Похоже, что Старосельцев действительно здесь бывал, потому что не крутил головой и не падал в обморок при виде трупов, лежащих на каталках вдоль стены. Из кабинета откликнулся Юрий Юрьевич, и я, толкнув дверь, вошла в кабинет и прошла к столу заведующего. Старосельцев скромно остался стоять у входа.
Юра поднялся из-за стола и помог мне снять куртку, а потом вопросительно посмотрел на переминающегося с ноги на ногу журналиста.
– Я с мальчиком, – сказала я. – Это мой общественный помощник.
– С мальчиком? – переспросил Юра.
– Ну да. Шустрый мальчонка. Кто скажет, что это девочка, пусть первый бросит в меня камень.
– Присаживайтесь, – пригласил Юрий Юрьевич и наклонился к громоздкому офисному телефонному аппарату. – Наташа, собери экспертов, Швецова подъехала. – Отпустив кнопку местной связи, он обратился ко мне: – Так что, Маша, думаешь, что это серия? Честно говоря, это и нам приходило в голову. Правда, не по всем трупам, которые ты назвала. Они там по парам очень хорошо группируются.
Слушая Юру, я устроилась посреди дивана, стоявшего напротив его стола, а журналист присел на стул в уголке у входа. Он еле успел уклониться от удара дверью, когда в кабинет вошел эксперт Стеценко.
– Разрешите, Юрий Юрьевич? – Сашка, конечно, сделал вид, что со мной незнаком.
– Конечно, Саша, проходи, присаживайся. Сейчас остальные подойдут.
Стеценко прошел к столу начальника и уселся аккурат рядом со мной на диване, сделав вид, что только сейчас меня заметил, когда чуть не сел мне на колени.
– О-о! Здравствуйте, Мария Сергеевна! Как жизнь?
– Просто потрясающе.
– Вы к нам по делам или как?
Я краем глаза посмотрела на журналиста. Он делал вид, что внимательно разглядывает череп, стоявший у Юрки на книжной полке, но было ясно, что ни одно слово, сказанное в этом кабинете, не пролетит мимо его ушей.

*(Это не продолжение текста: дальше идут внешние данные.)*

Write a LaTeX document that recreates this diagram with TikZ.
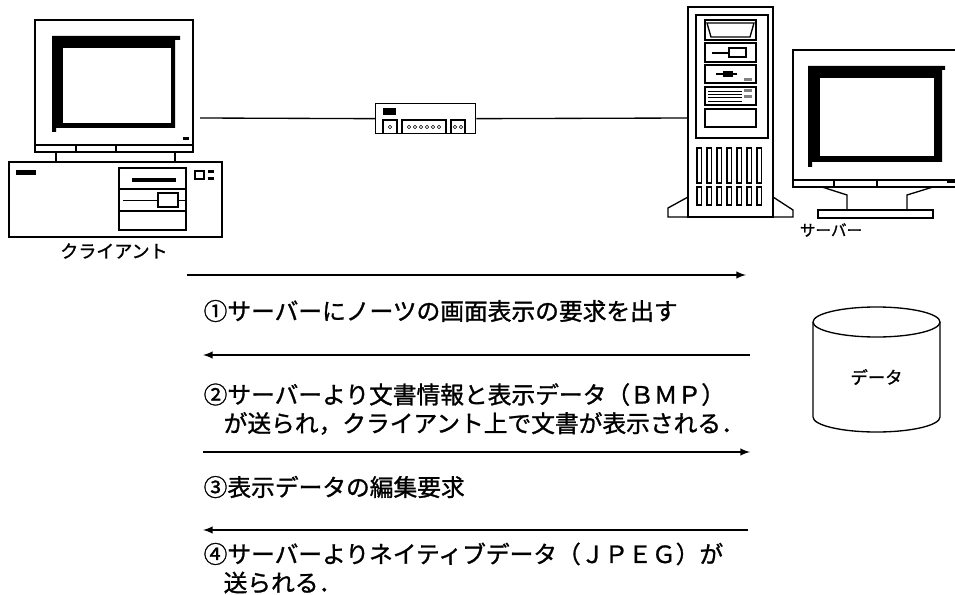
\documentclass[tikz,border=0pt]{standalone}
\usepackage{fontspec}
\setmainfont{Noto Sans CJK JP}[RawFeature={embolden=1.2}]

\tikzset{
	msg/.style={line width=1.5pt, -latex},
	pas/.style={anchor=west, inner sep=0pt, align=left, font=\fontsize{17.8}{21.5}\selectfont},
}

\begin{document}
\begin{tikzpicture}[x=0.75pt, y=-0.75pt, line width=1pt]
				\useasboundingbox (0,0) rectangle (955,595);
				% ordinador client, pantalla
				\draw (35,20) rectangle (193,145);
				\draw (35,145) rectangle (193,152);
				\draw (76,145) -- (76,152);
				\draw (116,145) -- (116,152);
				\fill (52,36) -- (180,36) -- (180,40) -- (175,40) -- (175,128) -- (56,128) -- (56,132) -- (52,132) -- cycle;
				\filldraw[fill = white, line width = 0.5pt] (62,47) rectangle (171,123);
				\fill (183,137) rectangle (189,140);
				\draw (56,152) -- (56,162);
				\draw (175,152) -- (175,162);
				% ordinador client, caixa
				\draw (9,162) rectangle (222,237);
				\fill (16,170) rectangle (36,175);
				\draw (119,168) rectangle (186,230);
				\draw (119,189) -- (186,189);
				\draw (119,211) -- (186,211);
				\fill (132,178) rectangle (176,182);
				\draw[line width = 0.5pt] (123,200) -- (185,200);
				\filldraw[fill = white] (158,193) rectangle (178,207);
				\draw (195,171) rectangle (204,179);
				\fill (208,170) rectangle (214,173);
				\fill (208,177) rectangle (214,180);
				\node[font = \fontsize{13.5}{16}\selectfont] (client) at (114,251) {クライアント};
				\coordinate (cliport) at (200,118);
				% concentrador
				\node[draw, anchor = north west, minimum width = 75pt, minimum height = 22.5pt, inner sep = 0pt] (hub) at (375,103) {};
				\fill (383,108) rectangle (396,115);
				\draw (383,133) -- (383,120) -- (397,120) -- (397,133);
				\draw (402,133) -- (402,120) -- (446,120) -- (446,133);
				\draw (451,133) -- (451,120) -- (465,120) -- (465,133);
				\draw[line width = 0.4pt] (390,127) circle (1.8);
				\foreach \x in {409,415,421,427,433,439}
					\draw[line width = 0.4pt] (\x,127) circle (1.8);
				\draw[line width = 0.4pt] (455,127) circle (1.8);
				\draw[line width = 0.4pt] (461,127) circle (1.8);
				% servidor
				\draw (688,7) rectangle (773,217);
				\draw (696,15) rectangle (768,138);
				\draw (705,20) rectangle (756,40);
				\draw (707,23) -- (754,23) -- (750,37) -- (711,37) -- cycle;
				\draw (705,43) rectangle (756,62);
				\draw (712,53) -- (746,53);
				\filldraw[fill = white] (729,48) rectangle (746,57);
				\draw (705,65) rectangle (756,83);
				\draw (716,74) -- (737,74);
				\fill (723,71) rectangle (733,77);
				\fill[gray] (744,78) rectangle (752,81);
				\draw (705,87) rectangle (756,105);
				\draw[line width = 0.5pt] (708,91) -- (742,91) (708,94) -- (742,94) (708,97) -- (742,97) (708,101) -- (742,101);
				\fill[gray] (744,89) rectangle (752,92);
				\fill[gray] (744,95) rectangle (752,98);
				\draw (705,109) rectangle (756,127);
				\foreach \i in {0,...,6} {
					\draw (697+10*\i,148) rectangle ++(4.5,35);
					\draw (697+10*\i,187) rectangle ++(4.5,18);
				}
				\draw (688,197) -- (668,208) -- (668,217) -- (688,217);
				\draw (773,197) -- (793,210) -- (793,217) -- (773,217);
				\coordinate (srvport) at (688,118);
				% pantalla del servidor
				\draw (958,50) -- (793,50) -- (793,187) -- (958,187);
				\draw (793,180) -- (958,180);
				\draw (834,180) -- (834,187);
				\draw (877,180) -- (877,187);
				\fill (808,66) -- (945,66) -- (945,70) -- (942,70) -- (942,162) -- (812,162) -- (812,167) -- (808,167) -- cycle;
				\filldraw[fill = white, line width = 0.5pt] (819,77) rectangle (934,156);
				\fill (947,180) rectangle (955,183);
				\draw (822,187) -- (847,195) -- (847,210);
				\draw (933,187) -- (907,195) -- (907,210);
				\draw (818,210) rectangle (933,218);
				\node[font = \fontsize{11.7}{14}\selectfont] (server) at (831,230) {サーバー};
				% xarxa
				\draw (cliport) -- (hub.west);
				\draw (hub.east) -- (srvport);
				% base de dades
				\draw (813,322) -- (813,417) arc (180:0:63.5 and 15) -- (940,322);
				\draw (876.5,322) ellipse (63.5 and 15);
				\node[font = \fontsize{13}{16}\selectfont] (db) at (876.5,377) {データ};
				% missatges
				\coordinate (c1) at (187,275);
				\coordinate (s1) at (746,275);
				\coordinate (s2) at (750,355);
				\coordinate (c2) at (203,355);
				\coordinate (c3) at (203,452);
				\coordinate (s3) at (750,452);
				\coordinate (s4) at (748,530);
				\coordinate (c4) at (203,530);
				\draw[msg] (c1) -- (s1);
				\node[pas] (p1) at (203,311) {①サーバーにノーツの画面表示の要求を出す};
				\draw[msg] (s2) -- (c2);
				\node[pas] (p2) at (203,409) {②サーバーより文書情報と表示データ（ＢＭＰ）\\\hspace*{15pt}が送られ，クライアント上で文書が表示される．};
				\draw[msg] (c3) -- (s3);
				\node[pas] (p3) at (203,487) {③表示データの編集要求};
				\draw[msg] (s4) -- (c4);
				\node[pas] (p4) at (203,568) {④サーバーよりネイティブデータ（ＪＰＥＧ）が\\\hspace*{15pt}送られる．};
			\end{tikzpicture}
\end{document}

– Да мы тут с Антошей мимо проезжали. Антон Александрович, а что это вы там в углу пристроились? Идите поближе, вот сюда. – Я похлопала по дивану, обозначая место рядом со мной, со стороны, не занятой Стеценко. В реакции бывшему пограничнику отказать было нельзя. Он быстро подошел и сел на диван, тесно прижавшись ко мне бедром, и более того, почтительно взял мою руку и поцеловал ее на глазах у изумленной публики. Я поощрительно похлопала его по коленке, журналист и глазом не моргнул, чего нельзя было сказать про эксперта Стеценко. Сашка надулся и отвернулся. К счастью, в кабинет постепенно подтянулись остальные эксперты – «толстый, но милый», по его собственному определению, Боря Панов и пожилой интеллигентный Михаил Юрьевич Крольчевский. Пока мы обменивались приветствиями, подошел еще заведующий медико-криминалистическим отделением Басин. С ним я расцеловалась.
После того как все расселись, я изложила медикам свои соображения относительно проведения некоей комплексной экспертизы с целью получения сведений об антропологических характеристиках убийцы и, возможно, о наличии у него каких-либо специальных навыков. После этого эксперты заговорили сразу все. Выяснилось, что они между собой уже обсуждали возможность того, что это серия, только не учитывали убийство Жени Черкасовой. Боря Панов, вскрывавший труп пожилой художницы Базиковой и труп старушки Шик, оказывается, сразу пришел к выводу, что оба этих убийства – дело одних и тех же рук, совершенно игнорируя то обстоятельство, что один из трупов был обнаружен в парадной, а второй в квартире.